Llegó el momento, el anuncio del fin del conflicto con las FARC, entraron las comisiones y sonó nuestro himno nacional, el volumen de nuestras voces fue tal que apagaron la música para dar paso a las notas de los corazones. Cada palabra se sentía. Al terminar, los gritos de alegría invadieron el lugar y las banderas y pañuelos blancos se ondearon con emoción.
Vinieron los discursos, el del presidente Santos y el de Timoleón Jiménez, se aplaudieron por igual, muestra de que podemos reconciliarnos, condición constitutiva de la paz. Luego, en esa pantalla gigante en la que vivimos minuto a minuto la jornada, apareció la imagen de la firma, la firma de la paz, del último día de la guerra con las FARC. Fue la imagen soñada por décadas y décadas y jamás esperada por una nueva generación que creía que vivir en guerra era lo natural de este país.
Tras la firma, un silencio apaciguó las consignas de paz, mire alrededor y las personas estaban en contemplación, vi las lágrimas recorrer los rostros, las mías no fueron la excepción.
Me pregunto cómo habrán amanecido ciertas zonas del país donde las FARC están presentes, cómo se sentirán los más de 8 mil guerrilleros activos, qué pensarán; qué sentirán y pensarán también las comunidades que habitan estas zonas y que se han acostumbrado a las FARC de las armas; sentirán mi misma alegría y esperanza. Es claro que hay un abismo entre la vivencia del conflicto armado en las grandes ciudades y el campo.
También me pregunto cómo estarán los enemigos de la paz, los propietarios de una violencia que les sirve a sus intereses personales y rencores, con cierta angustia me pregunto qué estarán planeando o que harán para mantenerse activos ahora que el discurso terrorista se queda sin piso firme; qué harán con las estructuras criminales con las que están asociados.
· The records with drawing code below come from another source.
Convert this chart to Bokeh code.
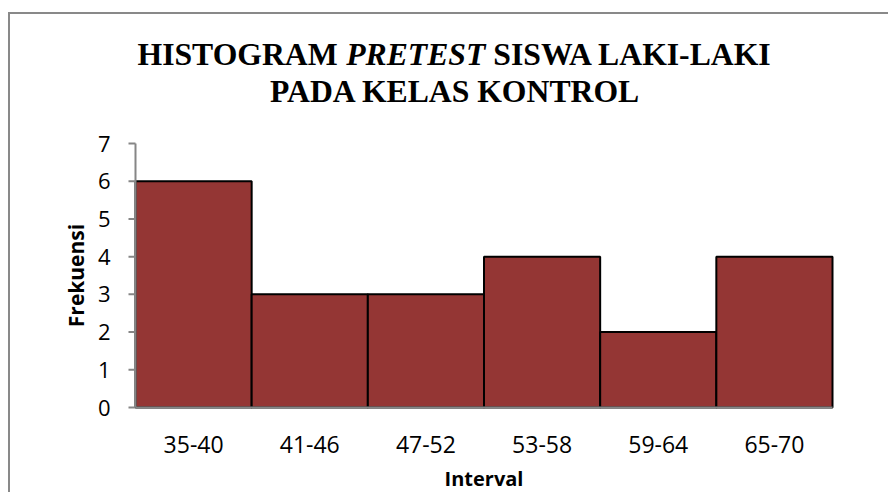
import math
from bokeh.plotting import figure
from bokeh.core.properties import value
from bokeh.embed import file_html
from bokeh.resources import INLINE

categories = ["35-40", "41-46", "47-52", "53-58", "59-64", "65-70"]
frequencies = [6, 3, 3, 4, 2, 4]
y_ticks = [0, 1, 2, 3, 4, 5, 6, 7]
x_label = "Interval"
y_label = "Frekuensi"

# page geometry: canvas starts at page (OX, OY) after margin + border
OX, OY = 10, 14
W, H = 880, 480
# plot area on the page: x 0 -> 135, x 6 -> 832 ; y 0 -> 407, y 7 -> 143
ppx = (832 - 135) / len(categories)
ppy = (407 - 143) / max(y_ticks)
x_start = (OX - 135) / ppx
x_end = (OX + W - 135) / ppx
y_start = (407 - (OY + H)) / ppy
y_end = (407 - OY) / ppy

p = figure(width=W, height=H, output_backend="svg", toolbar_location=None,
           x_range=(x_start, x_end), y_range=(y_start, y_end),
           min_border=0, x_axis_type=None, y_axis_type=None)
p.styles = {"border-top": "2px solid #898989", "border-left": "2px solid #898989",
            "margin-top": "12px", "margin-left": "8px"}
p.outline_line_color = None
p.grid.visible = False
p.background_fill_color = "white"
p.border_fill_color = "white"

lefts = list(range(len(categories)))
rights = [i + 1 for i in lefts]
p.quad(left=lefts, right=rights, bottom=0, top=frequencies,
       fill_color="#943634", line_color="black", line_width=2)

AX = "#868686"
# x axis line
p.segment(x0=[0], y0=[0], x1=[len(categories)], y1=[0], line_color=AX, line_width=2)
# y axis line + ticks
p.segment(x0=[0], y0=[0], x1=[0], y1=[max(y_ticks)], line_color=AX, line_width=2)
p.segment(x0=[0] * len(y_ticks), y0=y_ticks, x1=[-7 / ppx] * len(y_ticks), y1=y_ticks,
          line_color=AX, line_width=2)

lab_font = value("Open Sans")
# y tick labels
p.text(x=[0] * len(y_ticks), y=y_ticks, text=[str(t) for t in y_ticks],
       x_offset=-25, text_align="right", text_baseline="middle",
       text_font=lab_font, text_font_size="22px", text_color="black")
# x tick labels
p.text(x=[i + 0.5 for i in lefts], y=[0] * len(categories), text=categories,
       y_offset=37, text_align="center", text_baseline="middle",
       text_font=lab_font, text_font_size="23px", text_color="black")
# axis titles
p.text(x=[len(categories) / 2], y=[0], text=[x_label], y_offset=71,
       text_align="center", text_baseline="middle", text_font=lab_font,
       text_font_style="bold", text_font_size="20px", text_color="black")
p.text(x=[0], y=[max(y_ticks) / 2], text=[y_label], x_offset=-60, angle=math.pi / 2,
       text_align="center", text_baseline="middle", text_font=lab_font,
       text_font_style="bold", text_font_size="21px", text_color="black")

# chart title (mixed bold / bold italic)
def dx(page_x):
    return (page_x - 135) / ppx
def dy(page_y):
    return (407 - page_y) / ppy

fs = 31.7
tfont = value("Liberation Serif")
start = 137
w1 = 6.584 * fs
w2 = 4.390 * fs
pieces = [("HISTOGRAM", start, "bold"),
          ("PRETEST", start + w1, "bold italic"),
          ("SISWA LAKI-LAKI", start + w1 + w2 + 0.25 * fs, "bold")]
for txt, x0, style in pieces:
    p.text(x=[dx(x0)], y=[dy(54)], text=[txt], text_font=tfont,
           text_font_style=style, text_font_size=f"{fs}px",
           text_align="left", text_baseline="middle", text_color="black")
p.text(x=[dx(455)], y=[dy(91)], text=["PADA KELAS KONTROL"], text_font=tfont,
       text_font_style="bold", text_font_size=f"{fs}px",
       text_align="center", text_baseline="middle", text_color="black")

open("out.html", "w").write(file_html(p, INLINE))
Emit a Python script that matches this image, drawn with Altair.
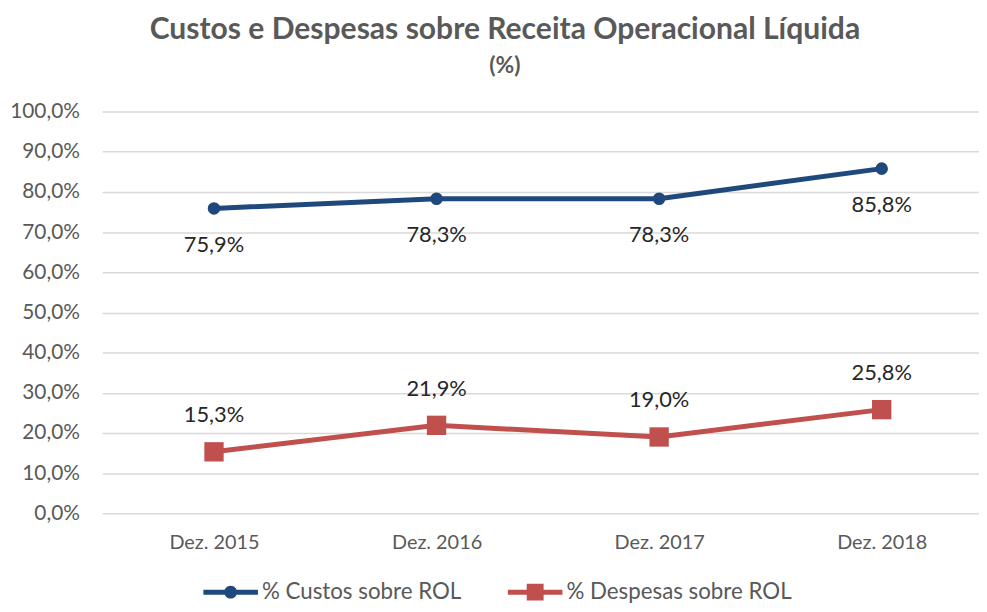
import altair as alt
import pandas as pd

# ---- data ----
categorias = ["Dez. 2015", "Dez. 2016", "Dez. 2017", "Dez. 2018"]
serie_nomes = ["% Custos sobre ROL", "% Despesas sobre ROL"]
custos = [75.9, 78.3, 78.3, 85.8]
despesas = [15.3, 21.9, 19.0, 25.8]
y_ticks = [0, 10, 20, 30, 40, 50, 60, 70, 80, 90, 100]

cores = ["#1F497D", "#C0504D"]
FONT = "Lato"
GRAY = "#595959"

rows = []
for nome, vals in zip(serie_nomes, [custos, despesas]):
    for c, v in zip(categorias, vals):
        rows.append({"periodo": c, "serie": nome, "valor": v,
                     "rotulo": f"{v:.1f}".replace(".", ",") + "%"})
df = pd.DataFrame(rows)

P1 = "M-1,-0.091H1V0.091H-1Z M-0.236,0A0.236,0.236 0 1,1 0.236,0A0.236,0.236 0 1,1 -0.236,0Z"
P2 = "M-1,-0.091H1V0.091H-1Z M-0.31,-0.31H0.31V0.31H-0.31Z"

legend = alt.Legend(
    title=None, orient="none", direction="horizontal",
    legendX=102, legendY=457,
    symbolSize=3025, symbolStrokeWidth=0, symbolOpacity=1,
    labelFont=FONT, labelFontSize=22.5, labelColor=GRAY, labelOffset=4,
    labelLimit=400, columnPadding=46,
)

color_scale = alt.Scale(domain=serie_nomes, range=cores)
shape_scale = alt.Scale(domain=serie_nomes, range=[P1, P2])
color_enc = alt.Color("serie:N", scale=color_scale, legend=legend)

base = alt.Chart(df).encode(
    x=alt.X("periodo:N", sort=categorias,
            scale=alt.Scale(type="point", padding=0.4697, align=0.5346),
            axis=alt.Axis(title=None, labelAngle=0, domain=False, ticks=False,
                          labelPadding=19, labelFontSize=20, labelColor=GRAY,
                          labelFont=FONT, grid=False)),
    y=alt.Y("valor:Q", scale=alt.Scale(domain=[0, 100], nice=False),
            axis=alt.Axis(title=None, values=y_ticks,
                          labelExpr="replace(format(datum.value, '.1f'), '.', ',') + '%'",
                          domain=False, ticks=False, labelPadding=23,
                          labelFontSize=21, labelColor=GRAY, labelFont=FONT,
                          gridColor="#D9D9D9", gridWidth=1.5)),
)

# legend-only layer (no data rows pass the filter; entries come from the scale domain)
leg = base.transform_filter("datum.valor < 0").mark_point(
    filled=True, opacity=1, strokeWidth=0).encode(
    color=color_enc,
    shape=alt.Shape("serie:N", scale=shape_scale, legend=legend))

line = base.mark_line(strokeWidth=5).encode(color=color_enc)

pts_c = base.transform_filter(alt.datum.serie == serie_nomes[0]).mark_point(
    shape="circle", filled=True, size=160, opacity=1).encode(color=color_enc)
pts_d = base.transform_filter(alt.datum.serie == serie_nomes[1]).mark_point(
    shape="square", filled=True, size=380, opacity=1).encode(color=color_enc)

txt_c = base.transform_filter(alt.datum.serie == serie_nomes[0]).mark_text(
    dy=37, font=FONT, fontSize=22, color="#262626").encode(text="rotulo:N")
txt_d = base.transform_filter(alt.datum.serie == serie_nomes[1]).mark_text(
    dy=-37, font=FONT, fontSize=22, color="#262626").encode(text="rotulo:N")

chart = alt.layer(leg, line, pts_c, pts_d, txt_c, txt_d).properties(
    width=884, height=405,
    title=alt.TitleParams(
        text="Custos e Despesas sobre Receita Operacional Líquida",
        subtitle="(%)", anchor="middle", dx=-36, offset=23,
        font=FONT, fontSize=30.3, fontWeight="bold", color=GRAY,
        subtitleFont=FONT, subtitleFontSize=23, subtitleFontWeight="bold",
        subtitleColor=GRAY, subtitlePadding=10),
    autosize=alt.AutoSizeParams(type="none"),
    padding={"left": 95, "top": 102, "right": 0, "bottom": 89},
).configure_view(stroke=None)

chart.save("out.html", embed_options={"renderer": "svg", "actions": False})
Amanecerá y veremos, pero también amanecerá y resistiremos, amanecerá y lucharemos por nuestra paz, nuestra paz estable y duradera, porque sí, después de haber estado rodeado de cientos de compatriotas que vivimos el anuncio del fin del conflicto, me atrevo a decir que la paz es como un nuevo hijo que criaremos con convicción. Ya resistimos por la guerra, es el momento de resistir por la paz.